In case 1), the power is being generated by the motor, but it is not being
delivered to the load. It is being dissipated (converted to heat) `in
between.
In case 2), the power simply cannot be created. The motor can't work against
such a load. The power is not being dissipated anywhere -- it's simply not
being generated. As Cecil has suggested, in this case, the engine stops,
which stops using gasoline, which reduces the demand on the Middle East oil
supply, which lowers prices, which .....
Case 2) is not one in which reflections "cancel" the energy being generated,
although it can be thought of that way. Energy can't be "canceled" ( a
fundamental law). If a generator isn't delivering energy to a load, it's
because the energy either doesn't exist (isn't being generated), or it's
being rerouted, stored, or being converted to another form.
Although this analogy could be complicated by making it a pumping system
that generates sinusoidal water pressure waves with wavelength-related pipe
lengths, it doesn't need to be for it to work.
Al WA4GKQ
"Cecil Moore" wrote in message
...
Henry Kolesnik wrote:
What if the source doesn't or can't dissipate?

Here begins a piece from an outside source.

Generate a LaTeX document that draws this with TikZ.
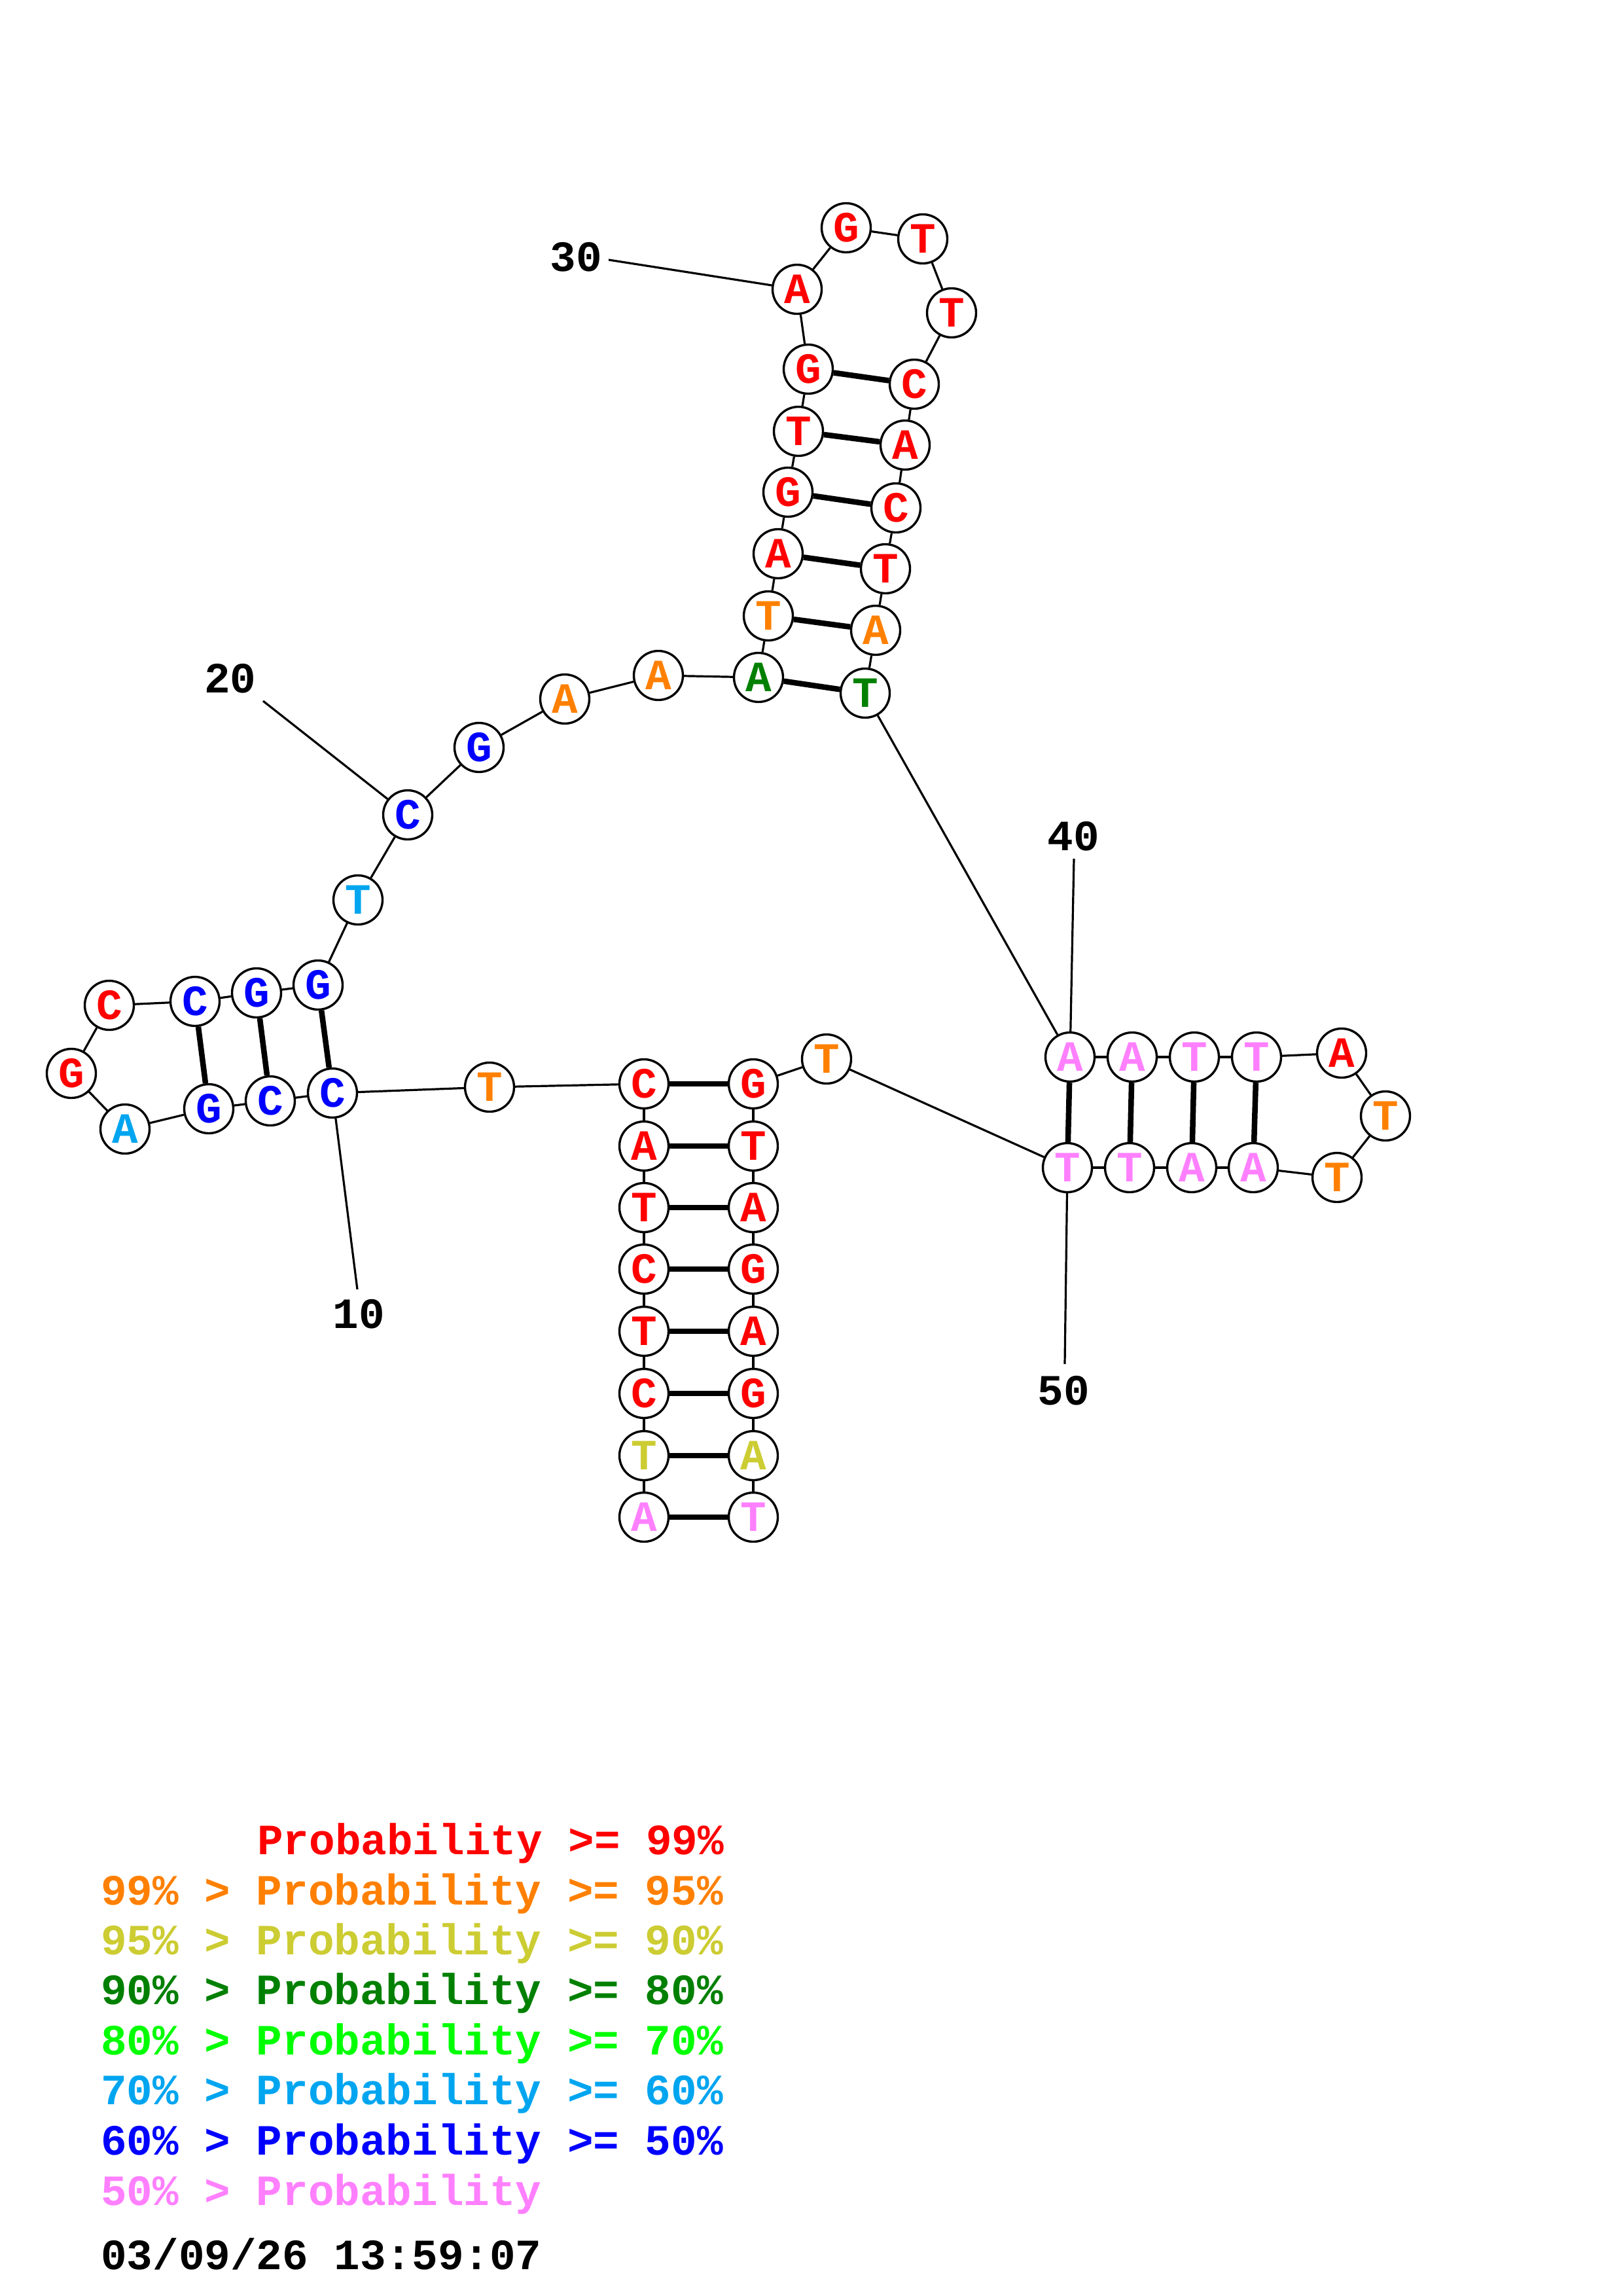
\documentclass[tikz,border=0pt]{standalone}
\usepackage{fontspec}
\setmonofont{Liberation Mono}
\definecolor{cred}{HTML}{FF0000}
\definecolor{cora}{HTML}{FF8000}
\definecolor{cyel}{HTML}{CCCC33}
\definecolor{cdkg}{HTML}{008000}
\definecolor{cgrn}{HTML}{00FF00}
\definecolor{ccya}{HTML}{00A5F0}
\definecolor{cblu}{HTML}{0000FF}
\definecolor{cpnk}{HTML}{FF80FF}
\newcommand{\bigmono}{\ttfamily\bfseries\fontsize{66}{70}\selectfont}
\tikzset{
  nt/.style={circle, draw=black, line width=3.4pt, fill=white, minimum size=75pt, inner sep=0pt, font=\bigmono},
  bb/.style={draw=black, line width=3.2pt},
  bond/.style={draw=black, line width=8.5pt},
  numlbl/.style={font=\bigmono, text=black, inner sep=0pt},
  leg/.style={font=\bigmono, anchor=base west, inner sep=0pt}
}
\begin{document}
\begin{tikzpicture}[x=1pt,y=-1pt]
\useasboundingbox[fill=white] (0,0) rectangle (2479,3508);
% nucleotides
\node[nt, text=cpnk] (n1) at (984,2318) {A};
\node[nt, text=cyel] (n2) at (984,2224) {T};
\node[nt, text=cred] (n3) at (984,2129) {C};
\node[nt, text=cred] (n4) at (984,2034) {T};
\node[nt, text=cred] (n5) at (984,1939) {C};
\node[nt, text=cred] (n6) at (984,1845) {T};
\node[nt, text=cred] (n7) at (984,1751) {A};
\node[nt, text=cred] (n8) at (984,1656) {C};
\node[nt, text=cora] (n9) at (748,1661) {T};
\node[nt, text=cblu] (n10) at (508,1670) {C};
\node[nt, text=cblu] (n11) at (413,1682) {C};
\node[nt, text=cblu] (n12) at (319,1694) {G};
\node[nt, text=ccya] (n13) at (191,1725) {A};
\node[nt, text=cred] (n14) at (109,1640) {G};
\node[nt, text=cred] (n15) at (167,1536) {C};
\node[nt, text=cblu] (n16) at (298,1530) {C};
\node[nt, text=cblu] (n17) at (392,1517) {G};
\node[nt, text=cblu] (n18) at (486,1505) {G};
\node[nt, text=ccya] (n19) at (547,1375) {T};
\node[nt, text=cblu] (n20) at (623,1245) {C};
\node[nt, text=cblu] (n21) at (732,1142) {G};
\node[nt, text=cora] (n22) at (863,1068) {A};
\node[nt, text=cora] (n23) at (1006,1032) {A};
\node[nt, text=cdkg] (n24) at (1159,1035) {A};
\node[nt, text=cora] (n25) at (1174,941) {T};
\node[nt, text=cred] (n26) at (1189,846) {A};
\node[nt, text=cred] (n27) at (1204,752) {G};
\node[nt, text=cred] (n28) at (1220,659) {T};
\node[nt, text=cred] (n29) at (1235,564) {G};
\node[nt, text=cred] (n30) at (1218,442) {A};
\node[nt, text=cred] (n31) at (1293,348) {G};
\node[nt, text=cred] (n32) at (1410,365) {T};
\node[nt, text=cred] (n33) at (1454,478) {T};
\node[nt, text=cred] (n34) at (1397,587) {C};
\node[nt, text=cred] (n35) at (1383,680) {A};
\node[nt, text=cred] (n36) at (1369,776) {C};
\node[nt, text=cred] (n37) at (1353,869) {T};
\node[nt, text=cora] (n38) at (1338,963) {A};
\node[nt, text=cdkg] (n39) at (1322,1059) {T};
\node[nt, text=cpnk] (n40) at (1635,1615) {A};
\node[nt, text=cpnk] (n41) at (1730,1615) {A};
\node[nt, text=cpnk] (n42) at (1825,1615) {T};
\node[nt, text=cpnk] (n43) at (1920,1615) {T};
\node[nt, text=cred] (n44) at (2050,1609) {A};
\node[nt, text=cora] (n45) at (2117,1705) {T};
\node[nt, text=cora] (n46) at (2043,1799) {T};
\node[nt, text=cpnk] (n47) at (1915,1784) {A};
\node[nt, text=cpnk] (n48) at (1821,1784) {A};
\node[nt, text=cpnk] (n49) at (1726,1784) {T};
\node[nt, text=cpnk] (n50) at (1631,1784) {T};
\node[nt, text=cora] (n51) at (1263,1618) {T};
\node[nt, text=cred] (n52) at (1151,1656) {G};
\node[nt, text=cred] (n53) at (1151,1751) {T};
\node[nt, text=cred] (n54) at (1151,1845) {A};
\node[nt, text=cred] (n55) at (1151,1939) {G};
\node[nt, text=cred] (n56) at (1151,2034) {A};
\node[nt, text=cred] (n57) at (1151,2129) {G};
\node[nt, text=cyel] (n58) at (1151,2224) {A};
\node[nt, text=cpnk] (n59) at (1151,2318) {T};
% backbone
\foreach \i [evaluate=\i as \j using int(\i+1)] in {1,...,58}
  \draw[bb] (n\i) -- (n\j);
% base pairs
\foreach \a/\b in {1/59,2/58,3/57,4/56,5/55,6/54,7/53,8/52,10/18,11/17,12/16,24/39,25/38,26/37,27/36,28/35,29/34,40/50,41/49,42/48,43/47}
  \draw[bond] (n\a) -- (n\b);
% position labels
\node[numlbl] (t10) at (548,2008) {10};
\node[numlbl] (t20) at (352,1037) {20};
\node[numlbl] (t30) at (880,393) {30};
\node[numlbl] (t40) at (1640,1278) {40};
\node[numlbl] (t50) at (1625,2125) {50};
\coordinate (e10) at (546,1970);
\coordinate (e20) at (402,1071);
\coordinate (e30) at (930,397);
\coordinate (e40) at (1641,1312);
\coordinate (e50) at (1627,2084);
\draw[bb] (n10) -- (e10);
\draw[bb] (n20) -- (e20);
\draw[bb] (n30) -- (e30);
\draw[bb] (n40) -- (e40);
\draw[bb] (n50) -- (e50);
% legend
\node[leg, text=cred] (g1) at (393,2833) {Probability >= 99\%};
\node[leg, text=cora] (g2) at (154,2910) {99\% > Probability >= 95\%};
\node[leg, text=cyel] (g3) at (154,2986) {95\% > Probability >= 90\%};
\node[leg, text=cdkg] (g4) at (154,3062) {90\% > Probability >= 80\%};
\node[leg, text=cgrn] (g5) at (154,3139) {80\% > Probability >= 70\%};
\node[leg, text=ccya] (g6) at (154,3215) {70\% > Probability >= 60\%};
\node[leg, text=cblu] (g7) at (154,3292) {60\% > Probability >= 50\%};
\node[leg, text=cpnk] (g8) at (154,3369) {50\% > Probability};
\node[leg, text=black] (g9) at (154,3467) {03/09/26 13:59:07};
\end{tikzpicture}
\end{document}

Heh, heh, you're on your own for that discussion. I personally
believe it is possible for reflected energy to wind up decreasing
the power consumption from the DC source that is supplying the finals,
which winds up decreasing the load on the 60 Hz power grid, which
decreases the oil required from the Middle East, which tends to
decrease the possibility of world war, which bodes well for the human
race, but that is another thread for another time.